DATASET SECTION:
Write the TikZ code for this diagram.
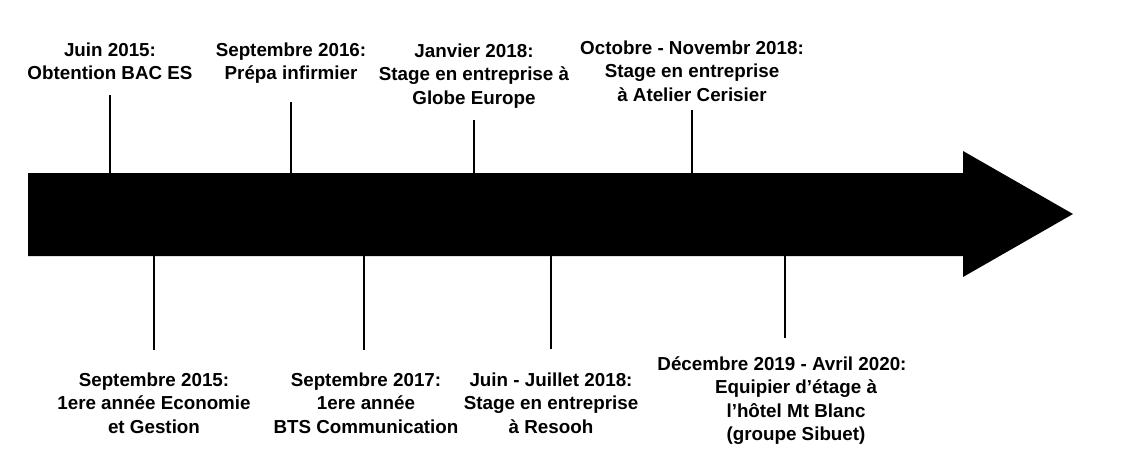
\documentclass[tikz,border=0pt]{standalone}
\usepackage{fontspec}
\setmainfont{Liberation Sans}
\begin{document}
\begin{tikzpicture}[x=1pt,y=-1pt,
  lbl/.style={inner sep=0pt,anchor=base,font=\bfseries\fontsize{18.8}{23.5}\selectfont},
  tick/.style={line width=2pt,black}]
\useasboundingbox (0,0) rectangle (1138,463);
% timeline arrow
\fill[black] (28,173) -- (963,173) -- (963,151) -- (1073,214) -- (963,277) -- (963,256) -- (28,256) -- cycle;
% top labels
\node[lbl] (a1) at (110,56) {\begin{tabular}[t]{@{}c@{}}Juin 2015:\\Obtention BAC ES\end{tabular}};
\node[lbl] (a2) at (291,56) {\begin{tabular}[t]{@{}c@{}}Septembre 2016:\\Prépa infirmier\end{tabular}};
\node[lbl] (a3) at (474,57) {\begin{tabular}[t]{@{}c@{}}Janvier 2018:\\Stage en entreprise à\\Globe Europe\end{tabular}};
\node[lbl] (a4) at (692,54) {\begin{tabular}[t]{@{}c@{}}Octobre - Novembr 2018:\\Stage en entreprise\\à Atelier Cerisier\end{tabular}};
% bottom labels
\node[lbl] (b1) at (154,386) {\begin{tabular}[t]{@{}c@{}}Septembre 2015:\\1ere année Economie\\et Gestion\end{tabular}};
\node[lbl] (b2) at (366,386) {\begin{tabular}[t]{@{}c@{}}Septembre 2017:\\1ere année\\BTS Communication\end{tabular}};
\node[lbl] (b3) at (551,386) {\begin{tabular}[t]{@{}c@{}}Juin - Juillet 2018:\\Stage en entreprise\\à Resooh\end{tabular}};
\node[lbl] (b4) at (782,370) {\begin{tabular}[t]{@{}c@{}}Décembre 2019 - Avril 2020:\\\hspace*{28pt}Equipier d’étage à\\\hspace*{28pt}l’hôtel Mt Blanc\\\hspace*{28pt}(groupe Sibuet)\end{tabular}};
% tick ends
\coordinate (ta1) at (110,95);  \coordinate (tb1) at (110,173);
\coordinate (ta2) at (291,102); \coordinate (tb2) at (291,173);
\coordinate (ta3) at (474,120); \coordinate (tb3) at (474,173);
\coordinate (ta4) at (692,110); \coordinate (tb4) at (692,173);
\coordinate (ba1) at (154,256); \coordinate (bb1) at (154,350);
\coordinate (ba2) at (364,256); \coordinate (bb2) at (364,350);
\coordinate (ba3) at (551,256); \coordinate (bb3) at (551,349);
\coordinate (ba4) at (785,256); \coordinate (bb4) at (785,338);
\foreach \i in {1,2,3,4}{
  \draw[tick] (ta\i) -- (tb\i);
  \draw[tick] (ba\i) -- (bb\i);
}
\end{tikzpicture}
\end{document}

WHAT THE EXERCISE ASKS: Reproduce the full listing above verbatim, with no pictures included.

ANSWER IN FULL:
Write the TikZ code for this diagram.
\documentclass[tikz,border=0pt]{standalone}
\usepackage{fontspec}
\setmainfont{Liberation Sans}
\begin{document}
\begin{tikzpicture}[x=1pt,y=-1pt,
  lbl/.style={inner sep=0pt,anchor=base,font=\bfseries\fontsize{18.8}{23.5}\selectfont},
  tick/.style={line width=2pt,black}]
\useasboundingbox (0,0) rectangle (1138,463);
% timeline arrow
\fill[black] (28,173) -- (963,173) -- (963,151) -- (1073,214) -- (963,277) -- (963,256) -- (28,256) -- cycle;
% top labels
\node[lbl] (a1) at (110,56) {\begin{tabular}[t]{@{}c@{}}Juin 2015:\\Obtention BAC ES\end{tabular}};
\node[lbl] (a2) at (291,56) {\begin{tabular}[t]{@{}c@{}}Septembre 2016:\\Prépa infirmier\end{tabular}};
\node[lbl] (a3) at (474,57) {\begin{tabular}[t]{@{}c@{}}Janvier 2018:\\Stage en entreprise à\\Globe Europe\end{tabular}};
\node[lbl] (a4) at (692,54) {\begin{tabular}[t]{@{}c@{}}Octobre - Novembr 2018:\\Stage en entreprise\\à Atelier Cerisier\end{tabular}};
% bottom labels
\node[lbl] (b1) at (154,386) {\begin{tabular}[t]{@{}c@{}}Septembre 2015:\\1ere année Economie\\et Gestion\end{tabular}};
\node[lbl] (b2) at (366,386) {\begin{tabular}[t]{@{}c@{}}Septembre 2017:\\1ere année\\BTS Communication\end{tabular}};
\node[lbl] (b3) at (551,386) {\begin{tabular}[t]{@{}c@{}}Juin - Juillet 2018:\\Stage en entreprise\\à Resooh\end{tabular}};
\node[lbl] (b4) at (782,370) {\begin{tabular}[t]{@{}c@{}}Décembre 2019 - Avril 2020:\\\hspace*{28pt}Equipier d’étage à\\\hspace*{28pt}l’hôtel Mt Blanc\\\hspace*{28pt}(groupe Sibuet)\end{tabular}};
% tick ends
\coordinate (ta1) at (110,95);  \coordinate (tb1) at (110,173);
\coordinate (ta2) at (291,102); \coordinate (tb2) at (291,173);
\coordinate (ta3) at (474,120); \coordinate (tb3) at (474,173);
\coordinate (ta4) at (692,110); \coordinate (tb4) at (692,173);
\coordinate (ba1) at (154,256); \coordinate (bb1) at (154,350);
\coordinate (ba2) at (364,256); \coordinate (bb2) at (364,350);
\coordinate (ba3) at (551,256); \coordinate (bb3) at (551,349);
\coordinate (ba4) at (785,256); \coordinate (bb4) at (785,338);
\foreach \i in {1,2,3,4}{
  \draw[tick] (ta\i) -- (tb\i);
  \draw[tick] (ba\i) -- (bb\i);
}
\end{tikzpicture}
\end{document}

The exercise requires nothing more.